Second point d’inquiétude : le rapport Bourguignon suggère des pistes et ouvre des portes à la réforme des formations historiques du travail social. Il y aurait certains intérêts : mieux reconnaître statutairement les travailleurs, donc leur garantir de meilleurs droits, mettre en débat de nouvelles thématiques durant les formations, etc. Mais le rapport Bourguignon semble en attendre trop de ce levier que représente la réforme des formations, et par ailleurs le projet de réforme se construit de manière anti-démocratique dans des groupes de travail gouvernementaux du type CPC. En somme, en produisant une nouvelle espèce de travailleurs sociaux, le rapport espère régler davantage de problèmes sociaux.
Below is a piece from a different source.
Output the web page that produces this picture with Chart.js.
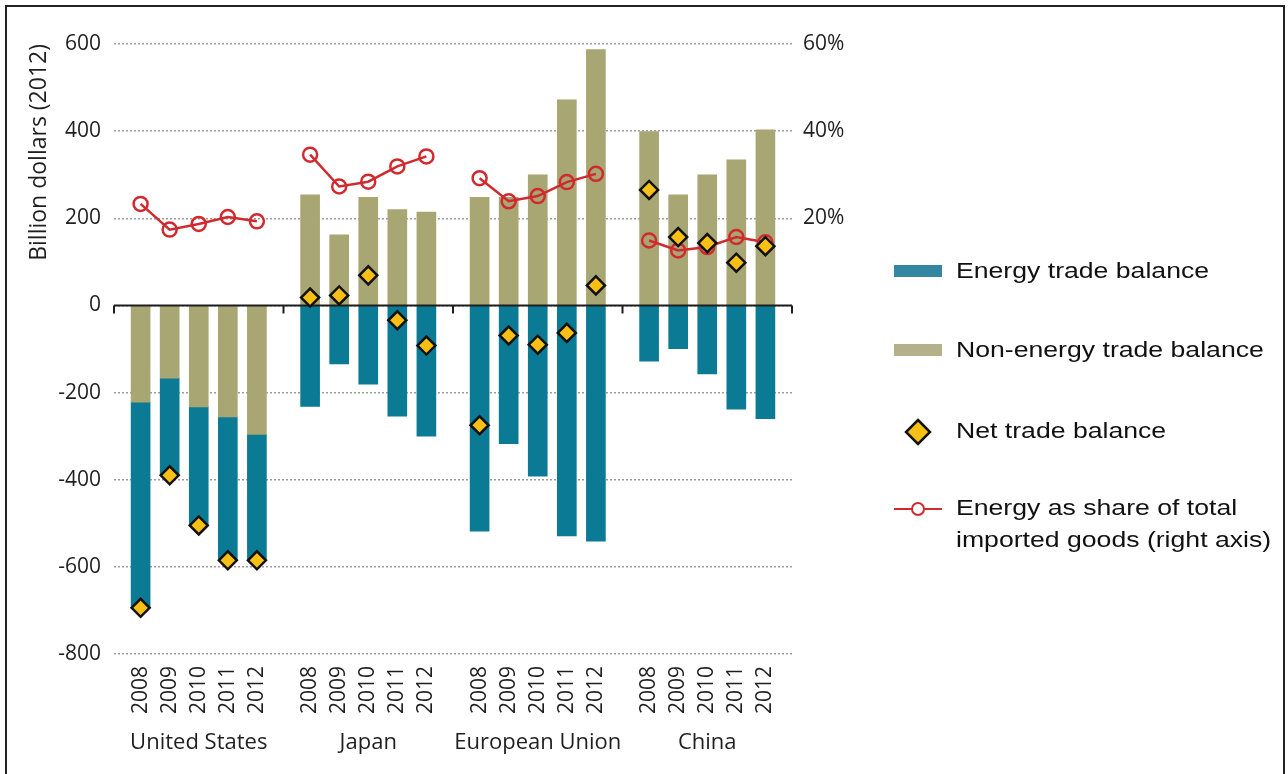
<!DOCTYPE html>
<html>
<head>
<meta charset="utf-8">
<script src="https://cdn.jsdelivr.net/npm/chart.js@4.4.1/dist/chart.umd.min.js"></script>
<style>
  html, body { margin: 0; padding: 0; background: #fff; overflow: hidden; }
  #wrap { position: relative; width: 1288px; height: 774px; overflow: hidden; }
  #frame { position: absolute; left: 5px; top: 5px; width: 1276px; height: 800px; border: 2px solid #222; pointer-events: none; }
</style>
</head>
<body>
<div id="wrap">
  <canvas id="myChart" width="1288" height="774"></canvas>
  <div id="frame"></div>
</div>
<script>
const years = ['2008', '2009', '2010', '2011', '2012'];
const countries = ['United States', 'Japan', 'European Union', 'China'];

// billion dollars (2012), one row per country, 2008..2012
const energyBalance = [
    [-472, -223, -272, -329, -289],
    [-232, -134, -181, -254, -300],
    [-518, -317, -392, -529, -541],
    [-128, -99, -157, -238, -260]
];
const nonEnergyBalance = [
    [-222, -167, -233, -256, -296],
    [254, 162, 248, 220, 214],
    [248, 248, 300, 472, 587],
    [399, 254, 300, 334, 403]
];
const netBalance = [
    [-694, -390, -505, -585, -585],
    [18, 23, 69, -34, -92],
    [-275, -69, -90, -63, 46],
    [265, 157, 143, 98, 136]
];
// energy as % of total imported goods (right axis)
const energyShare = [
    [23.3, 17.4, 18.7, 20.3, 19.3],
    [34.6, 27.3, 28.4, 31.9, 34.2],
    [29.2, 23.9, 25.1, 28.3, 30.2],
    [14.9, 12.6, 13.4, 15.7, 14.5]
];

const legendLabels = ['Energy trade balance', 'Non-energy trade balance', 'Net trade balance',
    ['Energy as share of total', 'imported goods (right axis)']];

const TEAL = '#0B7A94';
const OLIVE = '#A8A673';
const RED = '#D02A2E';
const GOLD = '#F8BF14';

// x layout: each country takes GROUP slots (5 bars + gap)
const GROUP = 5.83;
const xOf = (g, i) => g * GROUP + i;
const xMin = 2 - GROUP / 2;
const xMax = 3 * GROUP + 2 + GROUP / 2;

function barPoints(rows) {
    return countries.flatMap((c, g) => years.map((yr, i) => ({x: xOf(g, i), y: rows[g][i]})));
}
function linePoints(rows) {
    const pts = [];
    countries.forEach((c, g) => {
        if (g > 0) pts.push({x: xOf(g, -1), y: null});
        years.forEach((yr, i) => pts.push({x: xOf(g, i), y: rows[g][i]}));
    });
    return pts;
}
const tickPositions = countries.flatMap((c, g) => years.map((yr, i) => xOf(g, i)));

const zeroLine = {
    id: 'zeroLine',
    afterDatasetDraw(chart, args) {
        if (args.index !== 1) return;
        const ctx = chart.ctx;
        const xs = chart.scales.x;
        const y0 = chart.scales.y.getPixelForValue(0);
        ctx.save();
        ctx.strokeStyle = '#1e1e1e';
        ctx.lineWidth = 2;
        ctx.beginPath();
        ctx.moveTo(xs.left, y0);
        ctx.lineTo(xs.right, y0);
        for (let g = 0; g <= countries.length; g++) {
            const px = xs.getPixelForValue(xMin + g * GROUP);
            ctx.moveTo(px, y0);
            ctx.lineTo(px, y0 + 8);
        }
        ctx.stroke();
        ctx.restore();
    }
};

function wideText(ctx, text, x, y) {
    ctx.save();
    ctx.translate(x, y);
    ctx.scale(1.21, 1);
    ctx.fillText(text, 0, 0);
    ctx.restore();
}

const sideLegend = {
    id: 'sideLegend',
    afterDraw(chart) {
        const ctx = chart.ctx;
        ctx.save();
        ctx.fillStyle = '#3387A2';
        ctx.fillRect(894, 265, 48, 12);
        ctx.fillStyle = '#B3B08A';
        ctx.fillRect(894, 344, 48, 12);

        ctx.beginPath();
        ctx.moveTo(918, 420);
        ctx.lineTo(930, 432);
        ctx.lineTo(918, 444);
        ctx.lineTo(906, 432);
        ctx.closePath();
        ctx.fillStyle = GOLD;
        ctx.fill();
        ctx.strokeStyle = '#111';
        ctx.lineWidth = 2.5;
        ctx.stroke();

        ctx.strokeStyle = RED;
        ctx.lineWidth = 2;
        ctx.beginPath();
        ctx.moveTo(894, 509);
        ctx.lineTo(942, 509);
        ctx.stroke();
        ctx.beginPath();
        ctx.arc(918, 509, 6, 0, Math.PI * 2);
        ctx.fillStyle = '#fff';
        ctx.fill();
        ctx.stroke();

        ctx.fillStyle = '#111';
        ctx.font = '22px "Liberation Sans", Arial, sans-serif';
        ctx.textBaseline = 'middle';
        wideText(ctx, legendLabels[0], 956, 272);
        wideText(ctx, legendLabels[1], 956, 351);
        wideText(ctx, legendLabels[2], 956, 432);
        wideText(ctx, legendLabels[3][0], 956, 509);
        wideText(ctx, legendLabels[3][1], 956, 541);
        ctx.restore();
    }
};

Chart.defaults.font.family = '"Open Sans", sans-serif';
Chart.defaults.color = '#1f1f1f';

const ctx = document.getElementById('myChart').getContext('2d');

const myChart = new Chart(ctx, {
    type: 'bar',
    data: {
        datasets: [{
            label: 'Energy trade balance',
            data: barPoints(energyBalance),
            backgroundColor: TEAL,
            barThickness: 19,
            order: 3
        }, {
            label: 'Non-energy trade balance',
            data: barPoints(nonEnergyBalance),
            backgroundColor: OLIVE,
            barThickness: 19,
            order: 2
        }, {
            type: 'line',
            label: 'Energy as share of total imported goods (right axis)',
            data: linePoints(energyShare),
            yAxisID: 'y1',
            borderColor: RED,
            borderWidth: 2.5,
            pointRadius: 7,
            pointBorderWidth: 2.5,
            pointBackgroundColor: 'rgba(255,255,255,0)',
            pointBorderColor: RED,
            spanGaps: false,
            order: 1
        }, {
            type: 'line',
            label: 'Net trade balance',
            data: barPoints(netBalance),
            showLine: false,
            pointStyle: 'rectRot',
            pointRadius: 9,
            pointBorderWidth: 2.5,
            pointBackgroundColor: GOLD,
            pointBorderColor: '#111',
            order: 0
        }]
    },
    options: {
        responsive: false,
        animation: false,
        layout: {padding: {top: 44, right: 436, bottom: 0, left: 0}},
        plugins: {legend: {display: false}, tooltip: {enabled: false}},
        scales: {
            x: {
                type: 'linear',
                position: 'bottom',
                weight: 0,
                offset: false,
                min: xMin,
                max: xMax,
                stacked: true,
                grid: {display: false, drawTicks: false},
                border: {display: false},
                afterBuildTicks: scale => { scale.ticks = tickPositions.map(v => ({value: v})); },
                ticks: {
                    autoSkip: false,
                    minRotation: 90,
                    maxRotation: 90,
                    padding: 12,
                    font: {size: 21},
                    callback: (v, i) => years[i % years.length]
                },
                afterFit: s => { s.height = 70; }
            },
            x2: {
                type: 'category',
                position: 'bottom',
                weight: 1,
                labels: countries,
                offset: true,
                grid: {display: false, drawTicks: false},
                border: {display: false},
                ticks: {padding: 6, autoSkip: false, minRotation: 0, maxRotation: 0, font: {size: 22}},
                afterFit: s => { s.height = 50; }
            },
            y: {
                min: -800,
                max: 600,
                stacked: true,
                grid: {color: '#9c9c9c', lineWidth: 1.5, drawTicks: false},
                border: {display: false, dash: [2, 2]},
                ticks: {stepSize: 200, padding: 13, font: {size: 21}},
                title: {
                    display: true,
                    text: 'Billion dollars (2012)',
                    align: 'end',
                    font: {size: 23},
                    padding: {top: 26}
                },
                afterFit: s => { s.width = 114; }
            },
            y1: {
                position: 'right',
                min: -80,
                max: 60,
                grid: {display: false, drawTicks: false},
                border: {display: false},
                ticks: {
                    stepSize: 20,
                    padding: 11,
                    font: {size: 21},
                    callback: v => v > 0 ? v + '%' : ''
                },
                afterFit: s => { s.width = 60; }
            }
        }
    },
    plugins: [zeroLine, sideLegend]
});
</script>
</body>
</html>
C’est exactement comme quand ils viennent vous repeindre les bâtiments dans les banlieues défavorisées. Pour un temps ça fait plus propre, mais ça n’atteint pas la source des problèmes.
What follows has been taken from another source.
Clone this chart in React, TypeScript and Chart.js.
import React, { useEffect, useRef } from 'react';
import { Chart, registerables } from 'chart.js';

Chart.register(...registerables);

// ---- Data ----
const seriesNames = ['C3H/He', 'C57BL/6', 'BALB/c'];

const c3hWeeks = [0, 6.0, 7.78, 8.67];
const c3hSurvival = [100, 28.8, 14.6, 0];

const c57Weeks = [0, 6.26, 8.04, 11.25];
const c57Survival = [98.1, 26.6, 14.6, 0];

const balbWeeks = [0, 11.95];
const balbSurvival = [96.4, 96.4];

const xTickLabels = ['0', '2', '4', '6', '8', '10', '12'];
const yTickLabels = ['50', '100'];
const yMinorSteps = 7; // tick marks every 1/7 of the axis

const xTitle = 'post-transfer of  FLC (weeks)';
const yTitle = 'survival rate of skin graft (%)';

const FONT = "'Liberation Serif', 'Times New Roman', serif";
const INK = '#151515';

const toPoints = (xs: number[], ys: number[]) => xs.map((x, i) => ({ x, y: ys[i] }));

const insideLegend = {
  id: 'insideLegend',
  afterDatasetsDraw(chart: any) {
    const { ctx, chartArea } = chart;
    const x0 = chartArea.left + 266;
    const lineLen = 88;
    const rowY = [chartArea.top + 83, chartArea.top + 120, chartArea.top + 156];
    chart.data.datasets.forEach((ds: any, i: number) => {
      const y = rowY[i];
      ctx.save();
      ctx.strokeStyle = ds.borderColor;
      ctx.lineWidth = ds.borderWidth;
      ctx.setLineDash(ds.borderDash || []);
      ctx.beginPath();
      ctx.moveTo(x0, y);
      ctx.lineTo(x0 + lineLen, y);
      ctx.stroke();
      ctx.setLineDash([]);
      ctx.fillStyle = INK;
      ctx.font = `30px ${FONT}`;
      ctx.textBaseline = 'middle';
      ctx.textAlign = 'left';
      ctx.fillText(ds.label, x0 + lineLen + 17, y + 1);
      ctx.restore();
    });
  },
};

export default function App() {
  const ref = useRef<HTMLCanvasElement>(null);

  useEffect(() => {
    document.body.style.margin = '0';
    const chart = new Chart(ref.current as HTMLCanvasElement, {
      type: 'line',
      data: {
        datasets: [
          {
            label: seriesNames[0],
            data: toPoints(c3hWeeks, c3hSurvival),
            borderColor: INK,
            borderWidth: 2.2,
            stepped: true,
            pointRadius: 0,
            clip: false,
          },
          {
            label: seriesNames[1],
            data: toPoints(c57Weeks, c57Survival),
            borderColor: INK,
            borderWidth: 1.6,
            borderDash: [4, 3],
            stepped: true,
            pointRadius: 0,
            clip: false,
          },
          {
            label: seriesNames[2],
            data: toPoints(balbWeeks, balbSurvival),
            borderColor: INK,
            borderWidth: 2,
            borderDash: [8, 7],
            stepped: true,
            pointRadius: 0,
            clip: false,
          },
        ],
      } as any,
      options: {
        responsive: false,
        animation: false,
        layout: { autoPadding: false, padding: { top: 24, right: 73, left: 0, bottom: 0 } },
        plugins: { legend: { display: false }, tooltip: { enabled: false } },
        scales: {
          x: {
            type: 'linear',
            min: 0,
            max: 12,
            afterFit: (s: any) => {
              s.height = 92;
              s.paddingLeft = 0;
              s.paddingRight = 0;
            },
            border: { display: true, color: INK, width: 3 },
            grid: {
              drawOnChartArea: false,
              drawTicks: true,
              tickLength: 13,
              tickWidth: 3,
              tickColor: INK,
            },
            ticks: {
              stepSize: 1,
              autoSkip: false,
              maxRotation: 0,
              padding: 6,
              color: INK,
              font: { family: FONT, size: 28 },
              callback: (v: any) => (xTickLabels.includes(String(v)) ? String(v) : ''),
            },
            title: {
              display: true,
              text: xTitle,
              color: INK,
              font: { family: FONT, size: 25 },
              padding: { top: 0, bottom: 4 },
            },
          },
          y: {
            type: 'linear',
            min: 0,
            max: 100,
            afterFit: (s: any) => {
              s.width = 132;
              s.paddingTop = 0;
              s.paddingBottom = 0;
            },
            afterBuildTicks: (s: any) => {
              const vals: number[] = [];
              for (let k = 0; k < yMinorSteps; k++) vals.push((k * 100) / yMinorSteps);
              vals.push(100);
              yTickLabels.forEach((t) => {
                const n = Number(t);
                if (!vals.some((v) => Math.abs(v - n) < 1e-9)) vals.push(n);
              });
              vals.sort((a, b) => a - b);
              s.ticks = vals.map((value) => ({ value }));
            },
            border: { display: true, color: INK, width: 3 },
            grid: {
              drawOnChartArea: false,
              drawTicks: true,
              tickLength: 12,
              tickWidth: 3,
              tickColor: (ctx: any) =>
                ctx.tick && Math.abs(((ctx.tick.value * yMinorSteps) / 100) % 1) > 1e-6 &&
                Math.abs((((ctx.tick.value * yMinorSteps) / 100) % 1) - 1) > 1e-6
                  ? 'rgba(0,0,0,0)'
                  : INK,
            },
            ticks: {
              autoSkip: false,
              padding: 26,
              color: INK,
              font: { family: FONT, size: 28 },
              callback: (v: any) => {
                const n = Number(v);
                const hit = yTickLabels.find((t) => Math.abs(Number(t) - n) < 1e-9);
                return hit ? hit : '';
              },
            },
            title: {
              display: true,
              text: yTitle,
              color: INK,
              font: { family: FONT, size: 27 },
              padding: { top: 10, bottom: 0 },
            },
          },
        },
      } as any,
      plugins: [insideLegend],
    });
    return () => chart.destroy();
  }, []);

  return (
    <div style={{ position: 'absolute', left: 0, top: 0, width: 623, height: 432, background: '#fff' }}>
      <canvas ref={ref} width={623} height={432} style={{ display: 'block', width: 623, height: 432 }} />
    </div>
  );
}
Jonathan Louli, sociologue/anthropologue, formateur vacataire en travail social, exerce comme éducateur de rue en banlieue parisienne.
Novembre 2016
[1] http://social-sante.gouv.fr/grands-dossiers/travail-social/article/rapports-des-egts
[2] http://social-sante.gouv.fr/grands-dossiers/travail-social/article/cpc-commission-professionnelle-consultative-du-travail-social-et-de-l
[3] http://www2.assemblee-nationale.fr/deputes/fiche/OMC_PA608083
[4] http://www.gouvernement.fr/partage/5068-rapport-reconnaitre-et-valoriser-le-travail-social
[5] http://guadeloupe.drjscs.gouv.fr/sites/guadeloupe.drjscs.gouv.fr/IMG/pdf/discours_manuel_valls.pdf
[6] p.60-63. La lettre de mission est la « commande » passée par Valls à Bourguignon en mars 2015, à l’origine de ce rapport.